→ TASK GOAL: Will you write out the data exactly, excluding every picture?

→ INFORMATION SHOWN:

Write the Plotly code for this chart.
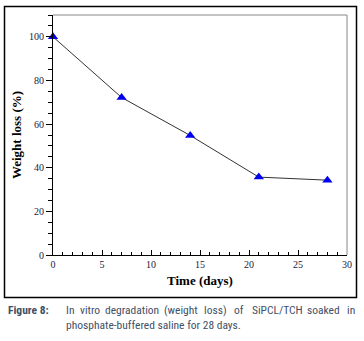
import plotly.graph_objects as go

days = [0, 7, 14, 21, 28]
weight_loss = [100, 72.2, 54.8, 35.7, 34.3]
x_ticks = [0, 5, 10, 15, 20, 25, 30]
y_ticks = [0, 20, 40, 60, 80, 100]

W, H = 364, 341
L, R, T, B = 53, 347, 15, 255

def px(xp):
    return (xp - L) / (R - L)

def py(yp):
    return (B - yp) / (B - T)

fig = go.Figure()
fig.add_trace(go.Scatter(
    x=days, y=weight_loss, mode="lines+markers",
    line=dict(color="#333333", width=1),
    marker=dict(symbol="triangle-up", size=9, color="#0000ee"),
    cliponaxis=False, showlegend=False,
))

serif = "Liberation Serif, Times New Roman, serif"
fig.update_layout(
    width=W, height=H,
    margin=dict(l=L, r=W - R, t=T, b=H - B, autoexpand=False),
    paper_bgcolor="white", plot_bgcolor="white",
    font=dict(family=serif, size=10, color="#1a1a3a"),
    xaxis=dict(
        range=[0, 30], tickvals=x_ticks, ticks="inside", ticklen=5,
        tickcolor="black", tickwidth=1, showgrid=False, zeroline=False,
        showline=True, linecolor="black", linewidth=1.2, automargin=False,
        minor=dict(dtick=1, ticks="inside", ticklen=3, tickcolor="black"),
        tickfont=dict(family=serif, size=10, color="#1a1a3a"),
        title=dict(text="<b>Time (days)</b>", font=dict(family=serif, size=13, color="black"), standoff=6),
    ),
    yaxis=dict(
        range=[0, 110], tickvals=y_ticks, ticks="outside", ticklen=6,
        tickcolor="black", tickwidth=1, showgrid=False, zeroline=False,
        showline=True, linecolor="black", linewidth=1.2, automargin=False,
        minor=dict(dtick=5, ticks="outside", ticklen=4, tickcolor="black"),
        tickfont=dict(family=serif, size=10, color="#1a1a3a"),
        title=dict(text="<b>Weight loss (%)</b>", font=dict(family=serif, size=13, color="black"), standoff=4),
    ),
    shapes=[
        dict(type="line", xref="paper", yref="paper", x0=0, x1=1, y0=1, y1=1,
             line=dict(color="#888888", width=1)),
        dict(type="line", xref="paper", yref="paper", x0=1, x1=1, y0=0, y1=1,
             line=dict(color="#888888", width=1)),
        dict(type="rect", xref="paper", yref="paper", x0=px(4.5), x1=px(356.5),
             y0=py(297.5), y1=py(6.5), line=dict(color="black", width=1.5)),
    ],
)

cap = "Liberation Sans Narrow, Arial Narrow, Roboto Condensed, sans-serif"
capcol = "#3f4f66"
capsize = 11.5
fig.add_annotation(xref="paper", yref="paper", x=px(6), y=py(310), xanchor="left", yanchor="middle",
                   text="<b>Figure 8:</b>", showarrow=False, font=dict(family=cap, size=capsize, color=capcol))

line1_words = ["In", "vitro", "degradation", "(weight", "loss)", "of", "SiPCL/TCH", "soaked", "in"]
line1_pos = [64, 90, 132, 181, 216, 239, 277, 323, 357]
line1_anchor = ["left"] + ["center"] * 7 + ["right"]
for w, s, a in zip(line1_words, line1_pos, line1_anchor):
    fig.add_annotation(xref="paper", yref="paper", x=px(s), y=py(310), xanchor=a, yanchor="middle",
                       text=w, showarrow=False, font=dict(family=cap, size=capsize, color=capcol))
fig.add_annotation(xref="paper", yref="paper", x=px(64), y=py(325), xanchor="left", yanchor="middle",
                   text="phosphate-buffered saline for 28 days.", showarrow=False,
                   font=dict(family=cap, size=capsize, color=capcol))

fig.write_html("out.html", config={"displayModeBar": False},
               post_script="document.body.style.margin='0';")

→ EXERCISE OUTPUT:
Write the Plotly code for this chart.
import plotly.graph_objects as go

days = [0, 7, 14, 21, 28]
weight_loss = [100, 72.2, 54.8, 35.7, 34.3]
x_ticks = [0, 5, 10, 15, 20, 25, 30]
y_ticks = [0, 20, 40, 60, 80, 100]

W, H = 364, 341
L, R, T, B = 53, 347, 15, 255

def px(xp):
    return (xp - L) / (R - L)

def py(yp):
    return (B - yp) / (B - T)

fig = go.Figure()
fig.add_trace(go.Scatter(
    x=days, y=weight_loss, mode="lines+markers",
    line=dict(color="#333333", width=1),
    marker=dict(symbol="triangle-up", size=9, color="#0000ee"),
    cliponaxis=False, showlegend=False,
))

serif = "Liberation Serif, Times New Roman, serif"
fig.update_layout(
    width=W, height=H,
    margin=dict(l=L, r=W - R, t=T, b=H - B, autoexpand=False),
    paper_bgcolor="white", plot_bgcolor="white",
    font=dict(family=serif, size=10, color="#1a1a3a"),
    xaxis=dict(
        range=[0, 30], tickvals=x_ticks, ticks="inside", ticklen=5,
        tickcolor="black", tickwidth=1, showgrid=False, zeroline=False,
        showline=True, linecolor="black", linewidth=1.2, automargin=False,
        minor=dict(dtick=1, ticks="inside", ticklen=3, tickcolor="black"),
        tickfont=dict(family=serif, size=10, color="#1a1a3a"),
        title=dict(text="<b>Time (days)</b>", font=dict(family=serif, size=13, color="black"), standoff=6),
    ),
    yaxis=dict(
        range=[0, 110], tickvals=y_ticks, ticks="outside", ticklen=6,
        tickcolor="black", tickwidth=1, showgrid=False, zeroline=False,
        showline=True, linecolor="black", linewidth=1.2, automargin=False,
        minor=dict(dtick=5, ticks="outside", ticklen=4, tickcolor="black"),
        tickfont=dict(family=serif, size=10, color="#1a1a3a"),
        title=dict(text="<b>Weight loss (%)</b>", font=dict(family=serif, size=13, color="black"), standoff=4),
    ),
    shapes=[
        dict(type="line", xref="paper", yref="paper", x0=0, x1=1, y0=1, y1=1,
             line=dict(color="#888888", width=1)),
        dict(type="line", xref="paper", yref="paper", x0=1, x1=1, y0=0, y1=1,
             line=dict(color="#888888", width=1)),
        dict(type="rect", xref="paper", yref="paper", x0=px(4.5), x1=px(356.5),
             y0=py(297.5), y1=py(6.5), line=dict(color="black", width=1.5)),
    ],
)

cap = "Liberation Sans Narrow, Arial Narrow, Roboto Condensed, sans-serif"
capcol = "#3f4f66"
capsize = 11.5
fig.add_annotation(xref="paper", yref="paper", x=px(6), y=py(310), xanchor="left", yanchor="middle",
                   text="<b>Figure 8:</b>", showarrow=False, font=dict(family=cap, size=capsize, color=capcol))

line1_words = ["In", "vitro", "degradation", "(weight", "loss)", "of", "SiPCL/TCH", "soaked", "in"]
line1_pos = [64, 90, 132, 181, 216, 239, 277, 323, 357]
line1_anchor = ["left"] + ["center"] * 7 + ["right"]
for w, s, a in zip(line1_words, line1_pos, line1_anchor):
    fig.add_annotation(xref="paper", yref="paper", x=px(s), y=py(310), xanchor=a, yanchor="middle",
                       text=w, showarrow=False, font=dict(family=cap, size=capsize, color=capcol))
fig.add_annotation(xref="paper", yref="paper", x=px(64), y=py(325), xanchor="left", yanchor="middle",
                   text="phosphate-buffered saline for 28 days.", showarrow=False,
                   font=dict(family=cap, size=capsize, color=capcol))

fig.write_html("out.html", config={"displayModeBar": False},
               post_script="document.body.style.margin='0';")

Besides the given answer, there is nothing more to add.